Regarding the loss function steps, Keras works with multi-output models, and I think the loss functions are just additive. Correct me if I'm wrong, but I think I can just create one model (it seems to work). The way I'm doing it is I'm feeding both distributions as input, but setting the target samples' loss weights to zero in the classifier, so that they don't get considered in the backprop update, while removing the need to alternate inputs. I'll happily share my code once I'm sure it works properly :)

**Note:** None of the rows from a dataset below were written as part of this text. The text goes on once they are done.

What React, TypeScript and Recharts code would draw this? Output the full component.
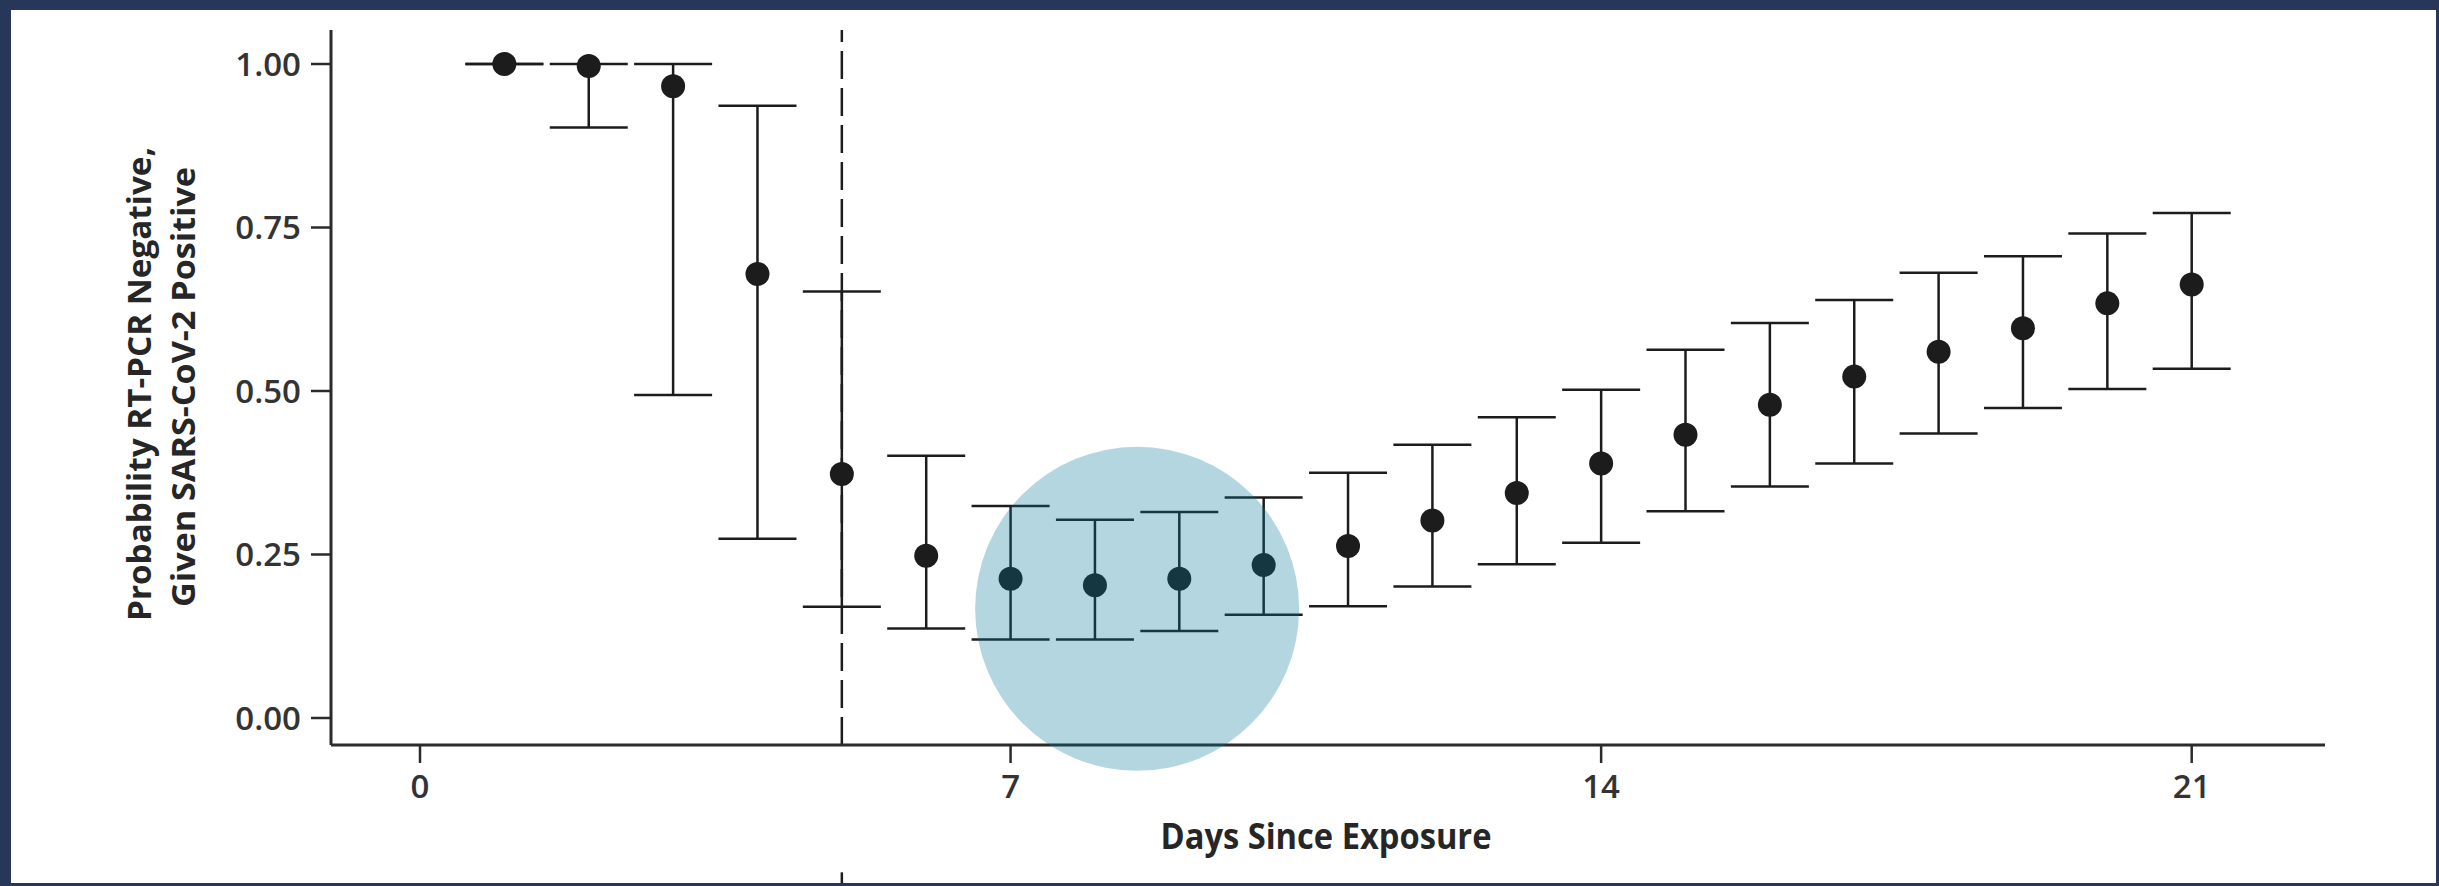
import {
  ScatterChart, Scatter, XAxis, YAxis, ErrorBar,
  ReferenceLine, ReferenceDot
} from 'recharts';

// values (probability RT-PCR negative, with 95% interval)
const days = [1, 2, 3, 4, 5, 6, 7, 8, 9, 10, 11, 12, 13, 14, 15, 16, 17, 18, 19, 20, 21];
const probNeg = [1.0, 0.997, 0.966, 0.679, 0.373, 0.248, 0.213, 0.203, 0.213, 0.234, 0.263,
  0.302, 0.344, 0.389, 0.433, 0.479, 0.522, 0.560, 0.596, 0.634, 0.663];
const lowerCI = [1.0, 0.903, 0.494, 0.274, 0.170, 0.137, 0.120, 0.120, 0.133, 0.158, 0.171,
  0.201, 0.235, 0.268, 0.316, 0.354, 0.389, 0.435, 0.474, 0.503, 0.534];
const upperCI = [1.0, 1.0, 1.0, 0.936, 0.652, 0.401, 0.324, 0.303, 0.315, 0.337, 0.375,
  0.418, 0.460, 0.502, 0.563, 0.604, 0.639, 0.681, 0.706, 0.741, 0.772];

const xTicks = [0, 7, 14, 21];
const yTicks = [0, 0.25, 0.5, 0.75, 1];
const symptomOnsetDay = 5;
const highlightDay = 8.5;
const highlightValue = 0.167;

const data = days.map((day, i) => ({
  day,
  p: probNeg[i],
  err: [probNeg[i] - lowerCI[i], upperCI[i] - probNeg[i]],
}));

const INK = '#1c1c1c';
const AXIS = '#2b2b2b';
const FONT = '"Open Sans", "DejaVu Sans", sans-serif';

const tickStyle = { fill: '#333', fontSize: 33, fontWeight: 600, fontFamily: FONT };

function Dot(props: any) {
  return <circle cx={props.cx} cy={props.cy} r={12} fill={INK} />;
}

function YTitle() {
  return (
    <g fontFamily={FONT} fontWeight={700} fontSize={32} fill="#262626">
      <text x={140} y={374} textAnchor="middle" transform="rotate(-90 140 374)"
        textLength={474} lengthAdjust="spacingAndGlyphs">
        Probability RT-PCR Negative,
      </text>
      <text x={184} y={377} textAnchor="middle" transform="rotate(-90 184 377)"
        textLength={440} lengthAdjust="spacingAndGlyphs">
        Given SARS-CoV-2 Positive
      </text>
    </g>
  );
}

function XTitle() {
  return (
    <text x={1315} y={839} textAnchor="middle" fontFamily={FONT} fontWeight={700}
      fontSize={36} fill="#262626" textLength={331} lengthAdjust="spacingAndGlyphs">
      Days Since Exposure
    </text>
  );
}

export default function App() {
  return (
    <div style={{ position: 'absolute', left: 0, top: 0, width: 2439, height: 886, background: '#27375a' }}>
      <div style={{ position: 'absolute', left: 11, top: 10, width: 2425, height: 873, background: '#fff' }}>
        <ScatterChart width={2425} height={873} margin={{ top: 20, right: 111, bottom: 0, left: 0 }}>
          <XAxis
            type="number"
            dataKey="day"
            domain={[-1.055, 22.58]}
            allowDataOverflow
            ticks={xTicks}
            height={138}
            tick={tickStyle}
            tickSize={18}
            tickMargin={12}
            axisLine={{ stroke: AXIS, strokeWidth: 3 }}
            tickLine={{ stroke: AXIS, strokeWidth: 2.5 }}
            label={() => <XTitle />}
          />
          <YAxis
            type="number"
            dataKey="p"
            domain={[-0.0413, 1.052]}
            allowDataOverflow
            ticks={yTicks}
            tickFormatter={(v: number) => v.toFixed(2)}
            width={320}
            tick={tickStyle}
            tickSize={20}
            tickMargin={10}
            axisLine={{ stroke: AXIS, strokeWidth: 3 }}
            tickLine={{ stroke: AXIS, strokeWidth: 2.5 }}
            label={() => <YTitle />}
          />
          <ReferenceLine x={symptomOnsetDay} stroke={INK} strokeWidth={2.5} strokeDasharray="28 9" />
          <ReferenceLine
            segment={[{ x: symptomOnsetDay, y: -0.236 }, { x: symptomOnsetDay, y: -0.26 }]}
            stroke={INK}
            strokeWidth={2.5}
            ifOverflow="visible"
          />
          <Scatter data={data} shape={Dot} isAnimationActive={false}>
            <ErrorBar dataKey="err" direction="y" width={39} stroke={INK} strokeWidth={2.5} isAnimationActive={false} />
          </Scatter>
          <ReferenceDot
            x={highlightDay}
            y={highlightValue}
            r={162}
            fill="#06769b"
            fillOpacity={0.3}
            stroke="none"
            ifOverflow="visible"
          />
        </ScatterChart>
      </div>
    </div>
  );
}
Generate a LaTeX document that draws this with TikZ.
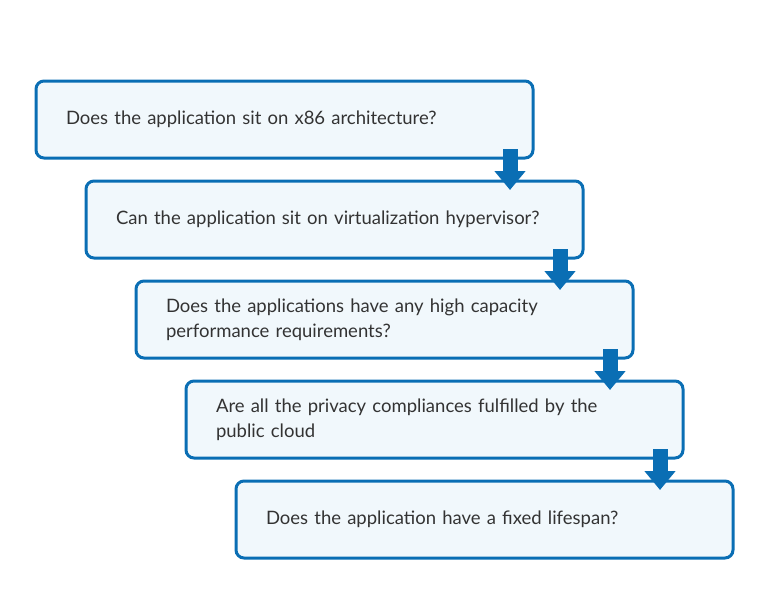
\documentclass[tikz,border=0pt]{standalone}
\usepackage{fontspec}
\setmainfont{Lato}
\usetikzlibrary{arrows.meta}

\definecolor{boxblue}{HTML}{0A6EB4}
\definecolor{boxfill}{HTML}{F1F8FC}
\definecolor{qtext}{HTML}{333333}

\tikzset{
    question/.style={draw=boxblue, fill=boxfill, line width=3pt, rounded corners=8pt,
        minimum width=497pt, minimum height=77pt, text width=437pt, inner xsep=30pt,
        outer sep=0pt, align=left, text=qtext, font=\fontsize{18.5}{25}\selectfont},
    flowarrow/.style={draw=boxblue, line width=15pt, -{Triangle[width=30pt,length=19pt]}}
}

\begin{document}
\begin{tikzpicture}[x=1pt,y=-1pt]
    \useasboundingbox (0,0) rectangle (770,600);

    \node[question] (q1) at (284.5,119.5) {Does the application sit on x86 architecture?};
    \node[question] (q2) at (334.5,219.5) {Can the application sit on virtualization hypervisor?};
    \node[question] (q3) at (384.5,319.5) {Does the applications have any high capacity\\performance requirements?};
    \node[question] (q4) at (434.5,419.5) {Are all the privacy compliances fulfilled by the\\public cloud};
    \node[question] (q5) at (484.5,519.5) {Does the application have a fixed lifespan?};

    % arrows down the steps
    \draw[flowarrow] ([xshift=-23pt,yshift=9pt]q1.south east) -- ([xshift=-73pt,yshift=-9pt]q2.north east);
    \draw[flowarrow] ([xshift=-23pt,yshift=9pt]q2.south east) -- ([xshift=-73pt,yshift=-9pt]q3.north east);
    \draw[flowarrow] ([xshift=-23pt,yshift=9pt]q3.south east) -- ([xshift=-73pt,yshift=-9pt]q4.north east);
    \draw[flowarrow] ([xshift=-23pt,yshift=9pt]q4.south east) -- ([xshift=-73pt,yshift=-9pt]q5.north east);
\end{tikzpicture}
\end{document}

Since I am working with the fit_generator function, I have implemented the following custom loss instead of using sample weights:

def custom_categorical_crossentropy(y_true, y_pred):
    source_true = y_true[:FLAGS.batch_size]
    source_pred = y_pred[:FLAGS.batch_size]
    loss = K.categorical_crossentropy(source_true, source_pred)
    return K.mean(loss)

That makes sense to me because I create mini-batches manually alternating 50-50 source and target samples. However, I am not getting domain adaptation, even if I change hyperparameters. That's why I wonder if this custom loss implementation is correct.

I'd really appreciate any help. Thanks!

michetonu commented 5 years ago

@amn-gti-upm Sorry for the late reply! How are you using this loss? This makes sense to me as the loss for the classifier part of the network, but you also need to sum the inverted loss of the domain classifier. Are you doing that? If so, can you share the code?

anamaqueda commented 5 years ago

@michetonu As I pointed out in my previous comment, I used one model with two outputs: the label predictor (LP) and the domain classifier (DC). I used the custom_categorical_crossentropy loss for the former, and binary cross-entropy loss for the latter, like this:

model.compile(loss=[custom_categorical_crossentropy, 'binary_crossentropy'],
                  optimizer=SGD(momentum=0.9))

These two losses are additive. In order to maximize the domain classifier loss, i.e. the binary cross-entropy, I used your Gradient Reversal Layer (GRL) implementation. I finally got domain adaptation with this implementation, but fixing the lambda parameter at 1.